* START Given material *

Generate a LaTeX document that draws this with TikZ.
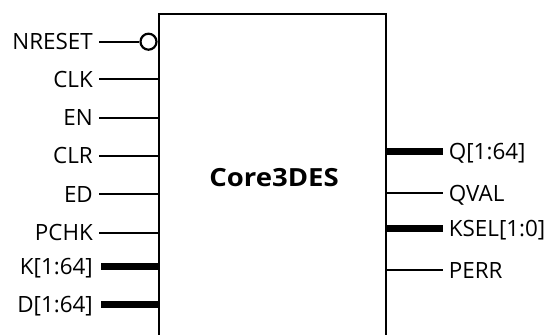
\documentclass[tikz,border=0pt]{standalone}
\usepackage{fontspec}
\setmainfont{Open Sans}
\usetikzlibrary{positioning}

\begin{document}
\begin{tikzpicture}[
  x=1pt,y=-1pt,
  font=\fontsize{22.4}{26}\selectfont,
  core/.style={draw,line width=2.2pt,minimum width=227pt,minimum height=360pt,inner sep=0pt},
  pinlbl/.style={inner xsep=6pt,inner ysep=0pt,text height=16pt,text depth=0pt},
  sig/.style={line width=2.2pt},
  bus/.style={line width=7pt},
  inv/.style={draw,circle,line width=2.2pt,minimum size=16pt,inner sep=0pt}
]
\useasboundingbox (0,0) rectangle (553,334);
\clip (0,0) rectangle (553,334);
\node[core,anchor=north west] (core) at (157.7,13) {};
\node[font=\fontsize{25}{29}\selectfont\bfseries] (title) at (274,178) {\scalebox{1.1}[1]{Core3DES}};
% inputs
\node[pinlbl,anchor=east] (nreset) at (99,41.7) {NRESET};
\node[pinlbl,anchor=east] (clk) at (99,79.3) {CLK};
\node[pinlbl,anchor=east] (en) at (99,117.7) {EN};
\node[pinlbl,anchor=east] (clr) at (99,155.7) {CLR};
\node[pinlbl,anchor=east] (ed) at (99,194) {ED};
\node[pinlbl,anchor=east] (pchk) at (99,232.7) {PCHK};
\node[pinlbl,anchor=east] (k) at (99,266.7) {K[1:64]};
\node[pinlbl,anchor=east] (d) at (99,304.7) {D[1:64]};
\node[inv] (nrstinv) at (148.5,41.7) {};
% outputs
\node[pinlbl,anchor=west] (q) at (442.7,151.7) {Q[1:64]};
\node[pinlbl,anchor=west] (qval) at (442.7,193.3) {QVAL};
\node[pinlbl,anchor=west] (ksel) at (442.7,228.3) {KSEL[1:0]};
\node[pinlbl,anchor=west] (perr) at (442.7,270) {PERR};
\draw[sig] (nreset.east) -- (nrstinv.west);
\draw[sig] (clk.east) -- (clk.east -| core.west);
\draw[sig] (en.east) -- (en.east -| core.west);
\draw[sig] (clr.east) -- (clr.east -| core.west);
\draw[sig] (ed.east) -- (ed.east -| core.west);
\draw[sig] (pchk.east) -- (pchk.east -| core.west);
\draw[bus] ([xshift=2pt]k.east) -- (k.east -| core.west);
\draw[bus] ([xshift=2pt]d.east) -- (d.east -| core.west);
\draw[bus] (q.west -| core.east) -- (q.west);
\draw[sig] (qval.west -| core.east) -- (qval.west);
\draw[bus] (ksel.west -| core.east) -- (ksel.west);
\draw[sig] (perr.west -| core.east) -- (perr.west);
\end{tikzpicture}
\end{document}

* END Given material *

> Given instruction:
Except for the pictures, give all the material above again verbatim.

> Task answer:
Generate a LaTeX document that draws this with TikZ.
\documentclass[tikz,border=0pt]{standalone}
\usepackage{fontspec}
\setmainfont{Open Sans}
\usetikzlibrary{positioning}

\begin{document}
\begin{tikzpicture}[
  x=1pt,y=-1pt,
  font=\fontsize{22.4}{26}\selectfont,
  core/.style={draw,line width=2.2pt,minimum width=227pt,minimum height=360pt,inner sep=0pt},
  pinlbl/.style={inner xsep=6pt,inner ysep=0pt,text height=16pt,text depth=0pt},
  sig/.style={line width=2.2pt},
  bus/.style={line width=7pt},
  inv/.style={draw,circle,line width=2.2pt,minimum size=16pt,inner sep=0pt}
]
\useasboundingbox (0,0) rectangle (553,334);
\clip (0,0) rectangle (553,334);
\node[core,anchor=north west] (core) at (157.7,13) {};
\node[font=\fontsize{25}{29}\selectfont\bfseries] (title) at (274,178) {\scalebox{1.1}[1]{Core3DES}};
% inputs
\node[pinlbl,anchor=east] (nreset) at (99,41.7) {NRESET};
\node[pinlbl,anchor=east] (clk) at (99,79.3) {CLK};
\node[pinlbl,anchor=east] (en) at (99,117.7) {EN};
\node[pinlbl,anchor=east] (clr) at (99,155.7) {CLR};
\node[pinlbl,anchor=east] (ed) at (99,194) {ED};
\node[pinlbl,anchor=east] (pchk) at (99,232.7) {PCHK};
\node[pinlbl,anchor=east] (k) at (99,266.7) {K[1:64]};
\node[pinlbl,anchor=east] (d) at (99,304.7) {D[1:64]};
\node[inv] (nrstinv) at (148.5,41.7) {};
% outputs
\node[pinlbl,anchor=west] (q) at (442.7,151.7) {Q[1:64]};
\node[pinlbl,anchor=west] (qval) at (442.7,193.3) {QVAL};
\node[pinlbl,anchor=west] (ksel) at (442.7,228.3) {KSEL[1:0]};
\node[pinlbl,anchor=west] (perr) at (442.7,270) {PERR};
\draw[sig] (nreset.east) -- (nrstinv.west);
\draw[sig] (clk.east) -- (clk.east -| core.west);
\draw[sig] (en.east) -- (en.east -| core.west);
\draw[sig] (clr.east) -- (clr.east -| core.west);
\draw[sig] (ed.east) -- (ed.east -| core.west);
\draw[sig] (pchk.east) -- (pchk.east -| core.west);
\draw[bus] ([xshift=2pt]k.east) -- (k.east -| core.west);
\draw[bus] ([xshift=2pt]d.east) -- (d.east -| core.west);
\draw[bus] (q.west -| core.east) -- (q.west);
\draw[sig] (qval.west -| core.east) -- (qval.west);
\draw[bus] (ksel.west -| core.east) -- (ksel.west);
\draw[sig] (perr.west -| core.east) -- (perr.west);
\end{tikzpicture}
\end{document}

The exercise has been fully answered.